▸ **What needs to be done**: Return each line holding the string "that".

▸ **Data extract**:
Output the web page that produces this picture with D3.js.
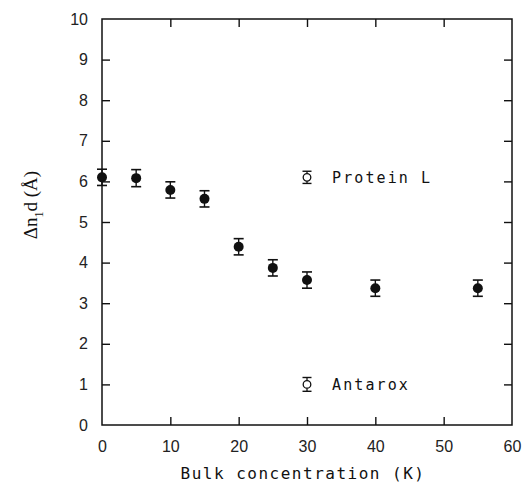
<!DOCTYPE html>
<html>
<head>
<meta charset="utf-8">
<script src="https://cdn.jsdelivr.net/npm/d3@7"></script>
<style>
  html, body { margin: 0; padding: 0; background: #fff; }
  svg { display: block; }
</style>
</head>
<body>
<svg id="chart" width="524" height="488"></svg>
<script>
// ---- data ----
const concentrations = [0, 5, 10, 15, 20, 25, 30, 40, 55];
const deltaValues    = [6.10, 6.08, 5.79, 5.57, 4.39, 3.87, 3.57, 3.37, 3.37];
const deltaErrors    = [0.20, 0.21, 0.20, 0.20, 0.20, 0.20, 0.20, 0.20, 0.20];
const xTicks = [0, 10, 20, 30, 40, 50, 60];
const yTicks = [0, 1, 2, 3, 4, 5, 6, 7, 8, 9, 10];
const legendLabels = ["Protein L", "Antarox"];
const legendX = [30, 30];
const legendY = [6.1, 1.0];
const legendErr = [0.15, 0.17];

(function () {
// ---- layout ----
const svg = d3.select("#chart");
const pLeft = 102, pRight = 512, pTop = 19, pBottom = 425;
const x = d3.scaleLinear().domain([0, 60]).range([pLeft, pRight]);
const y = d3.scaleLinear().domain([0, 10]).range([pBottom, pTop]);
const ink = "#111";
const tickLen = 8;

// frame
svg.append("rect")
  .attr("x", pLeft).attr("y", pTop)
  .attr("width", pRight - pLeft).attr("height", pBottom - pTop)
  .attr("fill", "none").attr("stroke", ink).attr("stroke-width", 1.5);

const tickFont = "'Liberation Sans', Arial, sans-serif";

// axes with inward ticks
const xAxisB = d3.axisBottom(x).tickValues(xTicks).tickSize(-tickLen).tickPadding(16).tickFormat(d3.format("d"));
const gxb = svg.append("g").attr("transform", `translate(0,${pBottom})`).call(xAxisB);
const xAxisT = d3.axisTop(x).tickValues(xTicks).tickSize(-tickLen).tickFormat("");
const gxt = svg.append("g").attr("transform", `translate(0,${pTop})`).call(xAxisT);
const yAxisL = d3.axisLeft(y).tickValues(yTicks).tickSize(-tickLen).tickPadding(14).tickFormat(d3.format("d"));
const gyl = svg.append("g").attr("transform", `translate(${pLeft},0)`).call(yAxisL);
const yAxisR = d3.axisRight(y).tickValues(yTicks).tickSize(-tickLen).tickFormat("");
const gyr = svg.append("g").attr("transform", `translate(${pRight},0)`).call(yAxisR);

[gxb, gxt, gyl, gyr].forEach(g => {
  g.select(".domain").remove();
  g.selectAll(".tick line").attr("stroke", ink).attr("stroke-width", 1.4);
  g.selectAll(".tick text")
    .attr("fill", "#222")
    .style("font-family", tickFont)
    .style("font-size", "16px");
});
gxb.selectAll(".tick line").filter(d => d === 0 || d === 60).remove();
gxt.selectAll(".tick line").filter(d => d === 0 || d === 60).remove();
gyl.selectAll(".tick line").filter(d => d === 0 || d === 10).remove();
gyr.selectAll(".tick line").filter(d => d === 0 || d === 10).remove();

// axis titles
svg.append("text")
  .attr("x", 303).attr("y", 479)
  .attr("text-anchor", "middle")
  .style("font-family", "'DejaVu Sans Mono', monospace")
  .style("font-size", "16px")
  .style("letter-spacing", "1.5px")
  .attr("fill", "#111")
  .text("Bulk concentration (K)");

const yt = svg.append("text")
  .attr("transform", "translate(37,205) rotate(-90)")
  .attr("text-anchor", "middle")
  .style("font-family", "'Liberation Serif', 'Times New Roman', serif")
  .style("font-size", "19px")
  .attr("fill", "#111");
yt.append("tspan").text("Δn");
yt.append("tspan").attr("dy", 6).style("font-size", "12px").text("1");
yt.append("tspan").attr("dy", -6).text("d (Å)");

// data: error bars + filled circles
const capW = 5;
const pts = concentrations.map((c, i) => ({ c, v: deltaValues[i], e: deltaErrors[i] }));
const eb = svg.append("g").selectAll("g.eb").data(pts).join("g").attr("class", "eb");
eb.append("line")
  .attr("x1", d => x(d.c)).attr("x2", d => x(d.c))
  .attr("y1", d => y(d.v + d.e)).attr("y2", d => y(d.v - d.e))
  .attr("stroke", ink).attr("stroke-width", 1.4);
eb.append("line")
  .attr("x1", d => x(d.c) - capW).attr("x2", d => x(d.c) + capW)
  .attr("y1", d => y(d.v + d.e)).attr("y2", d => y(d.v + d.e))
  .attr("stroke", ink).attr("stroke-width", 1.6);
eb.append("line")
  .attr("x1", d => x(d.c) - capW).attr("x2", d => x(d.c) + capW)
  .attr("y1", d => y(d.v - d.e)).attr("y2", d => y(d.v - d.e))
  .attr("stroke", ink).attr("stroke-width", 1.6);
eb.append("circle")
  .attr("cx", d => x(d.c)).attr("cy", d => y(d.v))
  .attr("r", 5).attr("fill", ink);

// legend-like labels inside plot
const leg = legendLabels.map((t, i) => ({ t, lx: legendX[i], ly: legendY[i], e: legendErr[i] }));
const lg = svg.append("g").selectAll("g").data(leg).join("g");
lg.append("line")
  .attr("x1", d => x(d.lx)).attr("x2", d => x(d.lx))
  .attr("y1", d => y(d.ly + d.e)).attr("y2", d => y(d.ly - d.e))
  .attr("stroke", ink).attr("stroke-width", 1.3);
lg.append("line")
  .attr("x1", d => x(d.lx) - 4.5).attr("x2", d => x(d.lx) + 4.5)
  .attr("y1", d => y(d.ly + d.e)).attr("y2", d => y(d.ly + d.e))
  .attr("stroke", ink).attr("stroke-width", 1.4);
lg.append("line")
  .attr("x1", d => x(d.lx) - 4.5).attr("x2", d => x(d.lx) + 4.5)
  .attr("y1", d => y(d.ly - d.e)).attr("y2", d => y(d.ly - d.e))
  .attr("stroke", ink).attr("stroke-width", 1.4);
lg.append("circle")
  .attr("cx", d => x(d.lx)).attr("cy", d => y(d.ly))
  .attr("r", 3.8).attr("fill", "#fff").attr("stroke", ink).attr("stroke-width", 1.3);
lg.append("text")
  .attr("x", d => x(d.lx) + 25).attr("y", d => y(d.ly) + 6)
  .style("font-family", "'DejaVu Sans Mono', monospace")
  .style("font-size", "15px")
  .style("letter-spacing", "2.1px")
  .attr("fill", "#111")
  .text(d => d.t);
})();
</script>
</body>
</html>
--
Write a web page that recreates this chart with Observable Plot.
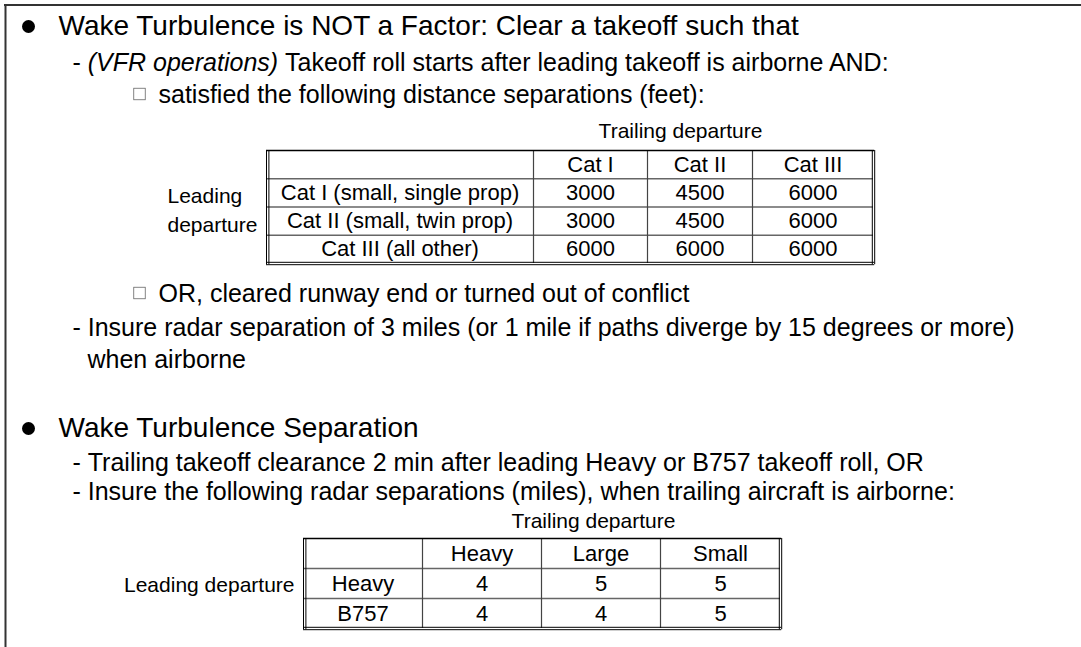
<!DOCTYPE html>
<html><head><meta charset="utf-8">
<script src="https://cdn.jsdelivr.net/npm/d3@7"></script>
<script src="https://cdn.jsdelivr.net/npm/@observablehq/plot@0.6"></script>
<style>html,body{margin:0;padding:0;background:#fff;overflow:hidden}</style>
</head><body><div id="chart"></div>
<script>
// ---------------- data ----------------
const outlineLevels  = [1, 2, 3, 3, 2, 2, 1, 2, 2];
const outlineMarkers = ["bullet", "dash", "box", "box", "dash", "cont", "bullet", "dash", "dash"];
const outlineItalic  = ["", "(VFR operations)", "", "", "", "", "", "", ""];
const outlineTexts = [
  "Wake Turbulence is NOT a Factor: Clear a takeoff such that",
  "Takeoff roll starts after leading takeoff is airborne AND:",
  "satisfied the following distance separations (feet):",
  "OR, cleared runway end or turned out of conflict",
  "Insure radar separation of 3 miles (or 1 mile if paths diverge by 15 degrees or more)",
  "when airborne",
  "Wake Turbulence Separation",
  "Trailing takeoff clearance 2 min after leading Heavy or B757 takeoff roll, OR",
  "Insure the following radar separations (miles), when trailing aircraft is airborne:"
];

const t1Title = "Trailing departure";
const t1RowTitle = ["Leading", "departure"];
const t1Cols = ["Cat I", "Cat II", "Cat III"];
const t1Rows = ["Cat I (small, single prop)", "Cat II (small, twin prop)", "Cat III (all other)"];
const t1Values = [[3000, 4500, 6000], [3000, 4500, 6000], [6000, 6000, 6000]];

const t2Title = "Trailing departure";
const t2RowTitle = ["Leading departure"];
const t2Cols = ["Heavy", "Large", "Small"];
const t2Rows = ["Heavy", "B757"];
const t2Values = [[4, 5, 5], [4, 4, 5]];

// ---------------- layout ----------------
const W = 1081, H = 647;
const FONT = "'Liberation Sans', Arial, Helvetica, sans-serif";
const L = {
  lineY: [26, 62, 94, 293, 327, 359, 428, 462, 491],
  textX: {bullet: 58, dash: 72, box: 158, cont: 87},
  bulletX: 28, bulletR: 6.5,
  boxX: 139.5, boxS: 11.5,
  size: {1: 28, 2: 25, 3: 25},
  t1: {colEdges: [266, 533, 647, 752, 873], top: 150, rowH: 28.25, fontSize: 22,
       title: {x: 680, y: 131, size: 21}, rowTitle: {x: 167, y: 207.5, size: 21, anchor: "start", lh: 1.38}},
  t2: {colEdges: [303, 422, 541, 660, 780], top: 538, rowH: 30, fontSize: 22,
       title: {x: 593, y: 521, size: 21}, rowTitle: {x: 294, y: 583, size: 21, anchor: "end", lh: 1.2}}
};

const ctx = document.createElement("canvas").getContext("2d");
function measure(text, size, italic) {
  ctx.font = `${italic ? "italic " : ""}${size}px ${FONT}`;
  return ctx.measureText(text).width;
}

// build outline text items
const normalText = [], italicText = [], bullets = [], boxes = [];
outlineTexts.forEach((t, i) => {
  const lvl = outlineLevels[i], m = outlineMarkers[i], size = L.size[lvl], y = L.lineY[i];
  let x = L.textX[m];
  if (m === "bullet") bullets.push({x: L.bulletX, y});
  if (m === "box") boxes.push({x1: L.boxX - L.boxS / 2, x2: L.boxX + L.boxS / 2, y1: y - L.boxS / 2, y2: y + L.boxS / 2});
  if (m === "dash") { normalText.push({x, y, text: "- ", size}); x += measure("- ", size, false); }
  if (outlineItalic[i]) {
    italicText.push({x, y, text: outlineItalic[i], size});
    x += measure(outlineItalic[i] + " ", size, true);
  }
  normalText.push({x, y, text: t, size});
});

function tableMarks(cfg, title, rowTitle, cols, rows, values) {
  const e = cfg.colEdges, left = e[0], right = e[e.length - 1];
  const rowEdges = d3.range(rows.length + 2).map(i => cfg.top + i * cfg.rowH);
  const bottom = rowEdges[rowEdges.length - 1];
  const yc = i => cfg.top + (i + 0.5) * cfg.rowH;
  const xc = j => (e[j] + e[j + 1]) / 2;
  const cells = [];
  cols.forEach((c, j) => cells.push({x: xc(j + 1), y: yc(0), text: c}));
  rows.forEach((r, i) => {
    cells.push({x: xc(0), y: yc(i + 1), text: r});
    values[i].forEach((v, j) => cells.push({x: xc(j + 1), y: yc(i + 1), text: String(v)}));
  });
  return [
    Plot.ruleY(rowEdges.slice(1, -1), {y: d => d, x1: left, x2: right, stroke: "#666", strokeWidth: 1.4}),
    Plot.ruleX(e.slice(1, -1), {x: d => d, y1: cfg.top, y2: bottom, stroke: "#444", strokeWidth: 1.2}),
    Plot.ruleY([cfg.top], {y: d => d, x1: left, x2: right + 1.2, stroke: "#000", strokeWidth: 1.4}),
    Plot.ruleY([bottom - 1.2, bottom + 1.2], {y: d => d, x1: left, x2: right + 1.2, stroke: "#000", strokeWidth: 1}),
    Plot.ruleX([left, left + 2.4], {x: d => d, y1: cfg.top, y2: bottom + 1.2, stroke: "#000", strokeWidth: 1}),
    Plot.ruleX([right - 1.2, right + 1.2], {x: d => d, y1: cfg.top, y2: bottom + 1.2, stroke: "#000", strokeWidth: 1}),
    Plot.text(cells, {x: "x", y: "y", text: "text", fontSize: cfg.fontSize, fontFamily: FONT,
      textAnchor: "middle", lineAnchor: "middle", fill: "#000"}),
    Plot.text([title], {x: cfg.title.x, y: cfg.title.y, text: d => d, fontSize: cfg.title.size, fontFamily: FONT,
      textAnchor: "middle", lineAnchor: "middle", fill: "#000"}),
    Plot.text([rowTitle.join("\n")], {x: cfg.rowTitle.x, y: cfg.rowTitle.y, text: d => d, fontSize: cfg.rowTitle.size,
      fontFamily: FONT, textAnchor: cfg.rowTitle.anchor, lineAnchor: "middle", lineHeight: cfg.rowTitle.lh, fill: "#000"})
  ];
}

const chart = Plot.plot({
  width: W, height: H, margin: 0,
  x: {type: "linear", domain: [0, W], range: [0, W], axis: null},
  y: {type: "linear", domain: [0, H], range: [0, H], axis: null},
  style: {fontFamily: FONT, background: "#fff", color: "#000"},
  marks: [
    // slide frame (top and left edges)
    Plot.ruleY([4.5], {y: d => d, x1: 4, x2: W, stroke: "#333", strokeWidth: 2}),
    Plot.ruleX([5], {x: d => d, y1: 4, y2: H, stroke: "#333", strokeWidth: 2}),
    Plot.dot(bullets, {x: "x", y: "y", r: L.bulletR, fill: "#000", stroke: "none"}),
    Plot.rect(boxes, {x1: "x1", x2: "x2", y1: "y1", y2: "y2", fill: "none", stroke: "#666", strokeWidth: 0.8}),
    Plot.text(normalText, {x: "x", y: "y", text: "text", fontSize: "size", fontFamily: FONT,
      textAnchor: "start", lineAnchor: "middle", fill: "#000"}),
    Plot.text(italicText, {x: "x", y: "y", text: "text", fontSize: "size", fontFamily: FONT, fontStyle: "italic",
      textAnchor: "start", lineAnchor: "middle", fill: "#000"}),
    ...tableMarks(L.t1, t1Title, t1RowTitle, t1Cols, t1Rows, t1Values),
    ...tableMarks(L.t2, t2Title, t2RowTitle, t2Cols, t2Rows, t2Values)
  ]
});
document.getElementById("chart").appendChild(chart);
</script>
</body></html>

▸ **Expected output**:
Output the web page that produces this picture with D3.js.
Write a web page that recreates this chart with Observable Plot.
  "Wake Turbulence is NOT a Factor: Clear a takeoff such that",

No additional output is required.